Challenge 3: Use Histograms to Visualise the Monthly Distribution of Outcomes

Create a plotly histogram to show the monthly percentage of deaths.



.

.

..

...

..

.

.


Solution to Challenge 3

To create our histogram, we once again make use of the color parameter. This creates two separate histograms for us. When we set the opacity to 0.6 or so we can clearly see how the histograms overlap. The trick to getting a sensible-looking histogram when you have a very different number of observations is to set the histnorm to 'percent'. That way the histogram with more observations won't completely overshadow the shorter series.

hist = px.histogram(df_monthly, 
                   x='pct_deaths', 
                   color='washing_hands',
                   nbins=30,
                   opacity=0.6,
                   barmode='overlay',
                   histnorm='percent',
                   marginal='box',)

hist.update_layout(xaxis_title='Proportion of Monthly Deaths',
                   yaxis_title='Count',)

hist.show()

I quite like how in plotly we can display our box plot from earlier at the top.

Now, we have only about 98 data points or so, so our histogram looks a bit jagged. It's not a smooth bell-shaped curve. However, we can estimate what the distribution would look like with a Kernel Density Estimate (KDE).


Challenge 4: Use a Kernel Density Estimate (KDE) to visualise a smooth distribution

Use Seaborn's .kdeplot() to create two kernel density estimates of the pct_deaths, one for before handwashing and one for after.


.

.

..

...

..

.

.


Solution to Challenge 4

To create two bell-shaped curves of the estimated distributions of the death rates we just call .kdeplot() twice.

plt.figure(dpi=200)
# By default the distribution estimate includes a negative death rate!
sns.kdeplot(before_washing.pct_deaths, shade=True)
sns.kdeplot(after_washing.pct_deaths, shade=True)
plt.title('Est. Distribution of Monthly Death Rate Before and After Handwashing')
plt.show()

However, the problem is that we end up with a negative monthly death rate on the left tail. The doctors would be very surprised indeed if a corpse came back to life after an autopsy!
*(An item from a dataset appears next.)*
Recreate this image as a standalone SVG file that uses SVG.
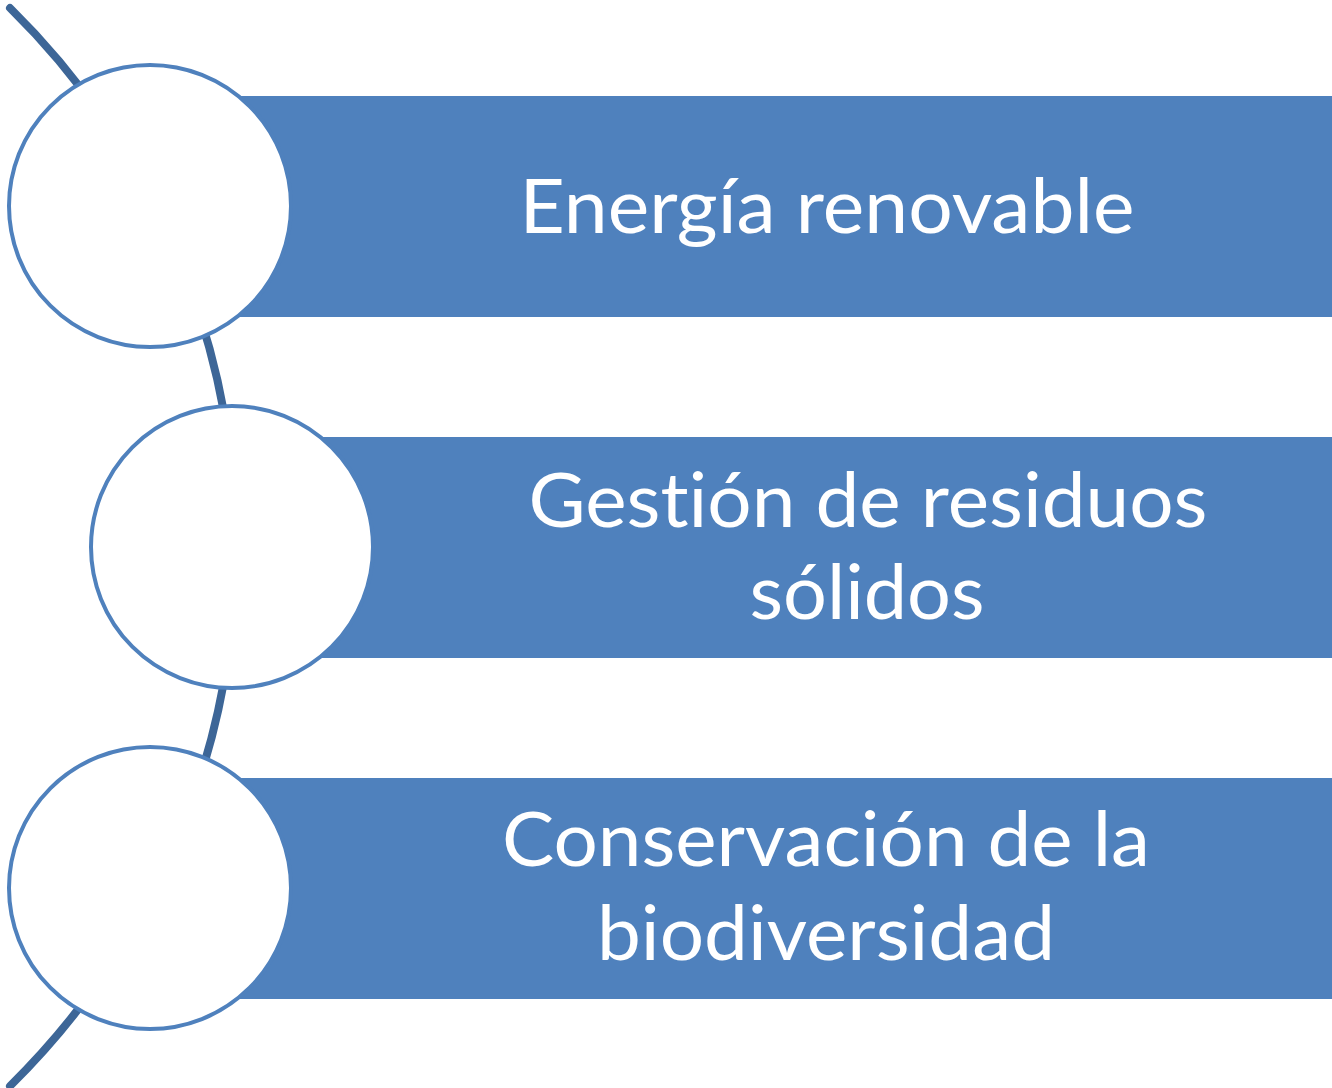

The solution is to specify a lower bound of 0 for the death rate.

plt.figure(dpi=200)
sns.kdeplot(before_washing.pct_deaths, 
            shade=True,
            clip=(0,1))
sns.kdeplot(after_washing.pct_deaths, 
            shade=True,
            clip=(0,1))
plt.title('Est. Distribution of Monthly Death Rate Before and After Handwashing')
plt.xlim(0, 0.40)
plt.show()

Now that we have an idea of what the two distributions look like, we can further strengthen our argument for handwashing by using a statistical test. We can test whether our distributions ended up looking so different purely by chance (i.e., the lower death rate is just an accident) or if the 8.4% difference in the average death rate is statistically significant.



Challenge 5: Use a T-Test to Show Statistical Significance

Use a t-test to determine if the differences in the means are statistically significant or purely due to chance.

If the p-value is less than 1% then we can be 99% certain that handwashing has made a difference to the average monthly death rate.


.

.

..

...

..

.

.


Solution to Challenge 5

The first step is to import stats from scipy

import scipy.stats as stats

When we calculate the p_value we see that it is 0.0000002985 or .00002985% which is far below even 1%. In other words, the difference in means is highly statistically significant and we can go ahead on publish our research paper

t_stat, p_value = stats.ttest_ind(a=before_washing.pct_deaths, 
                                  b=after_washing.pct_deaths)
print(f'p-palue is {p_value:.10f}')
print(f't-statstic is {t_stat:.4}')